A Court with jurisdiction to forty shillings, to be held regularly.

A Market every Tuesday and an annual fair to be held on Easter Monday.  The British Exchequer to receive six shillings and eight pence annually from the market and fair.

The Corporation to appoint two sergeants at mace, and to have a common seal.  The Corporation was also empowered to make bye-laws.

No retail sales were allowed within three miles on either side of the town, except by permission of the Corporation. This was to protect the monopoly of trade granted to the Provost and burgesses.

The politics of the town was soon taken over by the Conyngham family of Mountcharles and Slane, who controlled the political system and nominated the two candidates for parliament. It was easy for a wealthy ‘patron’ to influence the small number of voters in the Corporation.

The Corporation title is continued today in the official name of the townland of that name, which corresponds to the land that was granted to Roger Jones.
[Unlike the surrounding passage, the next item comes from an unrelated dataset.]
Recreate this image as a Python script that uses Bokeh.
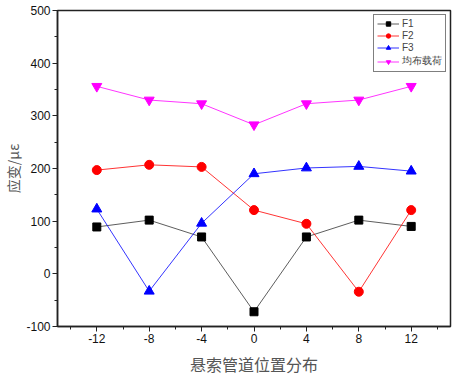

The name Corporation appears in one other place in Killybegs, that is, on the tombstone of Paddy Finison, a former Provost, who died in 1703. A piece of doggerel verse on his headstone reads:

HERE IN THIS TOMB A PROVOST LIES

THAT WAS BOTH PIOUS JUST AND WISE.

HE WAS BOTH PLEASANT AND SINCERE

THE GOOD HIM LOVED THE BAD DID FEAR.

AND WHEN HIS TIME WITH YEARS WAS SPENT

THE CORPORATION DID LAMENT

The Corporation of Killybegs, if it was still in existence, came to an end on January 1, 1801, with the union of Britain and Ireland.  A commission in 1834, visiting Killybegs, found that there was no memory of the old Corporation.